── PROVIDED INFORMATION ──

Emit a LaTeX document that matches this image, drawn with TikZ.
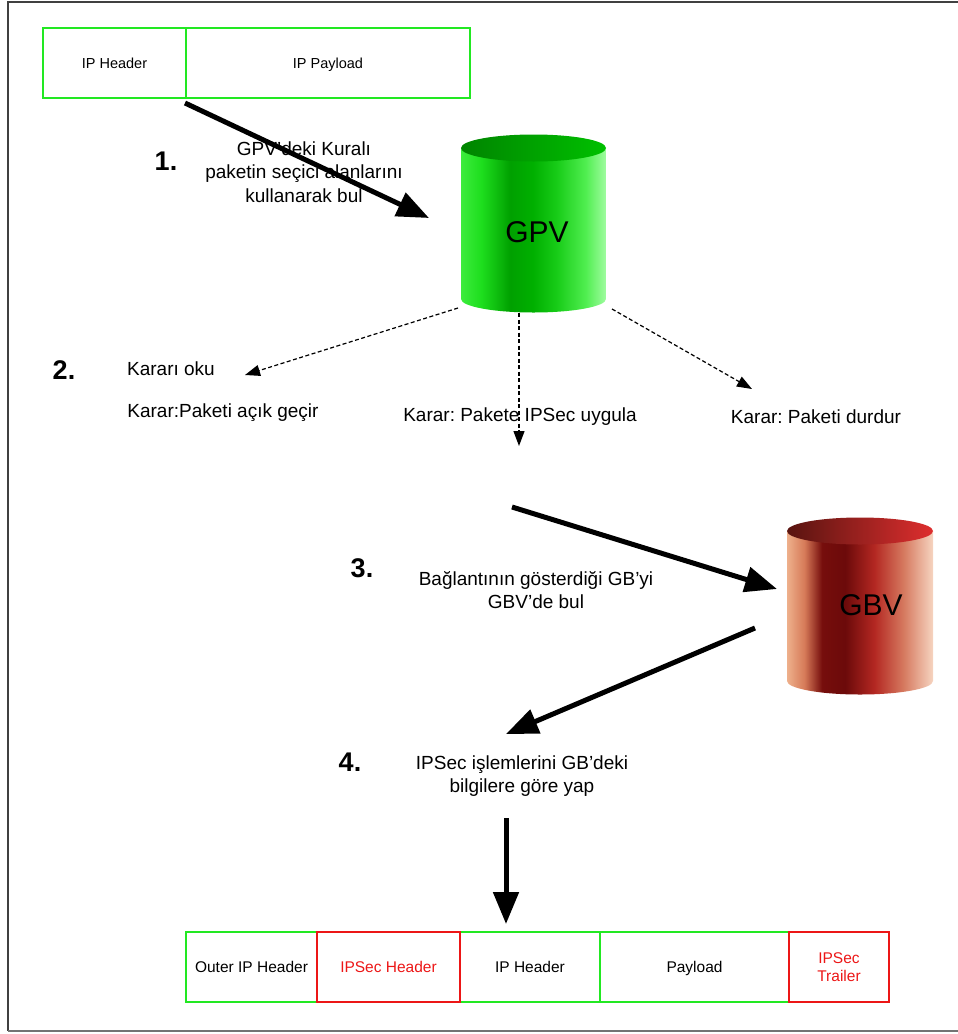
\documentclass[tikz,border=0pt]{standalone}
\usepackage{fontspec}
\setmainfont{Liberation Sans}
\usetikzlibrary{arrows.meta}

% outline colours of the packet fields
\definecolor{boxgreen}{RGB}{34,232,34}
\definecolor{boxred}{RGB}{236,22,22}

% GPV cylinder colours
\definecolor{gA}{RGB}{60,236,60}
\definecolor{gB}{RGB}{30,222,30}
\definecolor{gC}{RGB}{0,160,0}
\definecolor{gD}{RGB}{0,176,0}
\definecolor{gE}{RGB}{24,204,24}
\definecolor{gF}{RGB}{80,238,80}
\definecolor{gG}{RGB}{160,252,160}
\definecolor{gTopL}{RGB}{0,132,0}
\definecolor{gTopR}{RGB}{0,192,0}

% GBV cylinder colours
\definecolor{rA}{RGB}{238,176,140}
\definecolor{rB}{RGB}{214,122,88}
\definecolor{rC}{RGB}{118,14,12}
\definecolor{rD}{RGB}{108,10,10}
\definecolor{rE}{RGB}{180,40,34}
\definecolor{rF}{RGB}{214,122,96}
\definecolor{rG}{RGB}{246,212,192}
\definecolor{rTopL}{RGB}{88,20,16}
\definecolor{rTopR}{RGB}{222,46,46}

\pgfdeclarehorizontalshading{gpvbody}{100bp}{color(0bp)=(gA); color(25bp)=(gA);
  color(32bp)=(gB); color(42bp)=(gC); color(50bp)=(gD); color(58bp)=(gE);
  color(68bp)=(gF); color(75bp)=(gG); color(100bp)=(gG)}
\pgfdeclarehorizontalshading{gbvbody}{100bp}{color(0bp)=(rA); color(25bp)=(rA);
  color(31bp)=(rB); color(37bp)=(rC); color(45bp)=(rD); color(55bp)=(rE);
  color(65bp)=(rF); color(75bp)=(rG); color(100bp)=(rG)}

% invisible struts that centre capitals in the packet fields
\newcommand\pktstrut{\rule[-3.8pt]{0pt}{18.7pt}}
\newcommand\toppktstrut{\rule[-3.5pt]{0pt}{17.4pt}}

\tikzset{
  pkt/.style={draw=boxgreen, line width=2pt, minimum height=70pt, inner sep=0pt,
    font=\fontsize{15.5}{18}\selectfont, align=center},
  pkttop/.style={pkt, font=\fontsize{14.5}{17}\selectfont},
  pktred/.style={pkt, draw=boxred, text=boxred},
  label/.style={font=\fontsize{19}{23.5}\selectfont, align=center, inner sep=0pt},
  stepnum/.style={font=\fontsize{27}{30}\selectfont\bfseries, inner sep=0pt},
  dbname/.style={font=\fontsize{30}{34}\selectfont, inner sep=0pt},
  bigarrow/.style={line width=5pt, -{Triangle[length=32pt,width=25pt]}},
  decarrow/.style={line width=1.2pt, dash pattern=on 4pt off 2.5pt,
    -{Triangle[length=15pt,width=11pt]}},
}

\begin{document}
\frenchspacing
\begin{tikzpicture}[x=1pt,y=1pt]
\useasboundingbox (0,0) rectangle (958,-1034);

% outer frame (left, top and bottom edges)
\draw[line width=1.5pt, black!75] (958,-2) -- (8,-2) -- (8,-1031);
\draw[line width=2pt, black!55] (8,-1031) -- (958,-1031);

% original packet
\node[pkttop, minimum width=143pt] (iph) at (114.5,-63) {IP Header\toppktstrut};
\node[pkttop, minimum width=284pt] (ipp) at (328,-63) {IP Payload\toppktstrut};

% GPV database
\shade[shading=gpvbody] (461,-148) -- (461,-299)
  arc[start angle=180, end angle=360, x radius=72.5, y radius=13.5]
  -- (606,-148) -- cycle;
\shade[left color=gTopL, right color=gTopR] (533.5,-148) ellipse[x radius=72.5, y radius=13.5];
\node[dbname] (gpv) at (537,-232) {GPV};

% GBV database
\shade[shading=gbvbody] (787,-531) -- (787,-681)
  arc[start angle=180, end angle=360, x radius=73, y radius=13.5]
  -- (933,-531) -- cycle;
\shade[left color=rTopL, right color=rTopR] (860,-531) ellipse[x radius=73, y radius=13.5];
\node[dbname] (gbv) at (871,-605) {GBV};

% step 1
\node[stepnum] (n1) at (166,-161) {1.};
\node[label] (t1) at (304,-172) {GPV’deki Kuralı\\paketin seçici alanlarını\\kullanarak bul};
\coordinate (a1s) at (185,-103);
\coordinate (a1e) at (429,-218);
\draw[bigarrow] (a1s) -- (a1e);

% step 2
\node[stepnum] (n2) at (64,-370) {2.};
\node[label] (t2) at (171,-369) {Kararı oku};
\node[label] (d1) at (223,-413) {Karar:Paketi açık geçir};
\node[label] (d2) at (520,-417) {Karar: Pakete IPSec uygula};
\node[label] (d3) at (816,-417) {Karar: Paketi durdur};
\coordinate (l1s) at (458,-308);
\coordinate (l1e) at (245,-375);
\coordinate (l2s) at (519,-313);
\coordinate (l2e) at (519,-446);
\coordinate (l3s) at (612,-309);
\coordinate (l3e) at (752,-389);
\draw[decarrow] (l1s) -- (l1e);
\draw[decarrow] (l2s) -- (l2e);
\draw[decarrow] (l3s) -- (l3e);

% step 3
\node[stepnum] (n3) at (362,-568) {3.};
\node[label] (t3) at (536,-590) {Bağlantının gösterdiği GB’yi\\GBV’de bul};
\coordinate (a3s) at (512,-507);
\coordinate (a3e) at (777,-589);
\draw[bigarrow] (a3s) -- (a3e);

% step 4
\node[stepnum] (n4) at (350,-762) {4.};
\node[label] (t4) at (522,-776) {IPSec işlemlerini GB’deki\\bilgilere göre yap};
\coordinate (a4s) at (755,-628);
\coordinate (a4e) at (506,-734);
\draw[bigarrow] (a4s) -- (a4e);

% resulting packet
\coordinate (a5s) at (506,-818);
\node[pkt, minimum width=131pt] (outer) at (251.5,-967) {Outer IP Header\pktstrut};
\node[pkt, minimum width=140pt] (inner) at (530,-967) {IP Header\pktstrut};
\node[pkt, minimum width=189pt] (pay) at (694.5,-967) {Payload\pktstrut};
\node[pktred, minimum width=143pt] (esph) at (388.5,-967) {IPSec Header\pktstrut};
\node[pktred, minimum width=100pt] (espt) at (839,-967) {IPSec\\Trailer};
\draw[bigarrow] (a5s) -- (a5s |- 0,-924);
\end{tikzpicture}
\end{document}
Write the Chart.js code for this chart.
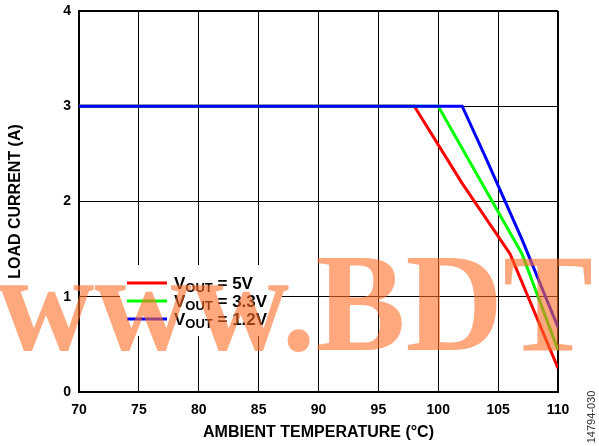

───

### [SHORT PROBLEM]
Quote the data above in full and without alteration; skip the pictures.

### [EXPECTED OUTPUT]
Emit a LaTeX document that matches this image, drawn with TikZ.
\documentclass[tikz,border=0pt]{standalone}
\usepackage{fontspec}
\setmainfont{Liberation Sans}
\usetikzlibrary{arrows.meta}

% outline colours of the packet fields
\definecolor{boxgreen}{RGB}{34,232,34}
\definecolor{boxred}{RGB}{236,22,22}

% GPV cylinder colours
\definecolor{gA}{RGB}{60,236,60}
\definecolor{gB}{RGB}{30,222,30}
\definecolor{gC}{RGB}{0,160,0}
\definecolor{gD}{RGB}{0,176,0}
\definecolor{gE}{RGB}{24,204,24}
\definecolor{gF}{RGB}{80,238,80}
\definecolor{gG}{RGB}{160,252,160}
\definecolor{gTopL}{RGB}{0,132,0}
\definecolor{gTopR}{RGB}{0,192,0}

% GBV cylinder colours
\definecolor{rA}{RGB}{238,176,140}
\definecolor{rB}{RGB}{214,122,88}
\definecolor{rC}{RGB}{118,14,12}
\definecolor{rD}{RGB}{108,10,10}
\definecolor{rE}{RGB}{180,40,34}
\definecolor{rF}{RGB}{214,122,96}
\definecolor{rG}{RGB}{246,212,192}
\definecolor{rTopL}{RGB}{88,20,16}
\definecolor{rTopR}{RGB}{222,46,46}

\pgfdeclarehorizontalshading{gpvbody}{100bp}{color(0bp)=(gA); color(25bp)=(gA);
  color(32bp)=(gB); color(42bp)=(gC); color(50bp)=(gD); color(58bp)=(gE);
  color(68bp)=(gF); color(75bp)=(gG); color(100bp)=(gG)}
\pgfdeclarehorizontalshading{gbvbody}{100bp}{color(0bp)=(rA); color(25bp)=(rA);
  color(31bp)=(rB); color(37bp)=(rC); color(45bp)=(rD); color(55bp)=(rE);
  color(65bp)=(rF); color(75bp)=(rG); color(100bp)=(rG)}

% invisible struts that centre capitals in the packet fields
\newcommand\pktstrut{\rule[-3.8pt]{0pt}{18.7pt}}
\newcommand\toppktstrut{\rule[-3.5pt]{0pt}{17.4pt}}

\tikzset{
  pkt/.style={draw=boxgreen, line width=2pt, minimum height=70pt, inner sep=0pt,
    font=\fontsize{15.5}{18}\selectfont, align=center},
  pkttop/.style={pkt, font=\fontsize{14.5}{17}\selectfont},
  pktred/.style={pkt, draw=boxred, text=boxred},
  label/.style={font=\fontsize{19}{23.5}\selectfont, align=center, inner sep=0pt},
  stepnum/.style={font=\fontsize{27}{30}\selectfont\bfseries, inner sep=0pt},
  dbname/.style={font=\fontsize{30}{34}\selectfont, inner sep=0pt},
  bigarrow/.style={line width=5pt, -{Triangle[length=32pt,width=25pt]}},
  decarrow/.style={line width=1.2pt, dash pattern=on 4pt off 2.5pt,
    -{Triangle[length=15pt,width=11pt]}},
}

\begin{document}
\frenchspacing
\begin{tikzpicture}[x=1pt,y=1pt]
\useasboundingbox (0,0) rectangle (958,-1034);

% outer frame (left, top and bottom edges)
\draw[line width=1.5pt, black!75] (958,-2) -- (8,-2) -- (8,-1031);
\draw[line width=2pt, black!55] (8,-1031) -- (958,-1031);

% original packet
\node[pkttop, minimum width=143pt] (iph) at (114.5,-63) {IP Header\toppktstrut};
\node[pkttop, minimum width=284pt] (ipp) at (328,-63) {IP Payload\toppktstrut};

% GPV database
\shade[shading=gpvbody] (461,-148) -- (461,-299)
  arc[start angle=180, end angle=360, x radius=72.5, y radius=13.5]
  -- (606,-148) -- cycle;
\shade[left color=gTopL, right color=gTopR] (533.5,-148) ellipse[x radius=72.5, y radius=13.5];
\node[dbname] (gpv) at (537,-232) {GPV};

% GBV database
\shade[shading=gbvbody] (787,-531) -- (787,-681)
  arc[start angle=180, end angle=360, x radius=73, y radius=13.5]
  -- (933,-531) -- cycle;
\shade[left color=rTopL, right color=rTopR] (860,-531) ellipse[x radius=73, y radius=13.5];
\node[dbname] (gbv) at (871,-605) {GBV};

% step 1
\node[stepnum] (n1) at (166,-161) {1.};
\node[label] (t1) at (304,-172) {GPV’deki Kuralı\\paketin seçici alanlarını\\kullanarak bul};
\coordinate (a1s) at (185,-103);
\coordinate (a1e) at (429,-218);
\draw[bigarrow] (a1s) -- (a1e);

% step 2
\node[stepnum] (n2) at (64,-370) {2.};
\node[label] (t2) at (171,-369) {Kararı oku};
\node[label] (d1) at (223,-413) {Karar:Paketi açık geçir};
\node[label] (d2) at (520,-417) {Karar: Pakete IPSec uygula};
\node[label] (d3) at (816,-417) {Karar: Paketi durdur};
\coordinate (l1s) at (458,-308);
\coordinate (l1e) at (245,-375);
\coordinate (l2s) at (519,-313);
\coordinate (l2e) at (519,-446);
\coordinate (l3s) at (612,-309);
\coordinate (l3e) at (752,-389);
\draw[decarrow] (l1s) -- (l1e);
\draw[decarrow] (l2s) -- (l2e);
\draw[decarrow] (l3s) -- (l3e);

% step 3
\node[stepnum] (n3) at (362,-568) {3.};
\node[label] (t3) at (536,-590) {Bağlantının gösterdiği GB’yi\\GBV’de bul};
\coordinate (a3s) at (512,-507);
\coordinate (a3e) at (777,-589);
\draw[bigarrow] (a3s) -- (a3e);

% step 4
\node[stepnum] (n4) at (350,-762) {4.};
\node[label] (t4) at (522,-776) {IPSec işlemlerini GB’deki\\bilgilere göre yap};
\coordinate (a4s) at (755,-628);
\coordinate (a4e) at (506,-734);
\draw[bigarrow] (a4s) -- (a4e);

% resulting packet
\coordinate (a5s) at (506,-818);
\node[pkt, minimum width=131pt] (outer) at (251.5,-967) {Outer IP Header\pktstrut};
\node[pkt, minimum width=140pt] (inner) at (530,-967) {IP Header\pktstrut};
\node[pkt, minimum width=189pt] (pay) at (694.5,-967) {Payload\pktstrut};
\node[pktred, minimum width=143pt] (esph) at (388.5,-967) {IPSec Header\pktstrut};
\node[pktred, minimum width=100pt] (espt) at (839,-967) {IPSec\\Trailer};
\draw[bigarrow] (a5s) -- (a5s |- 0,-924);
\end{tikzpicture}
\end{document}
Write the Chart.js code for this chart.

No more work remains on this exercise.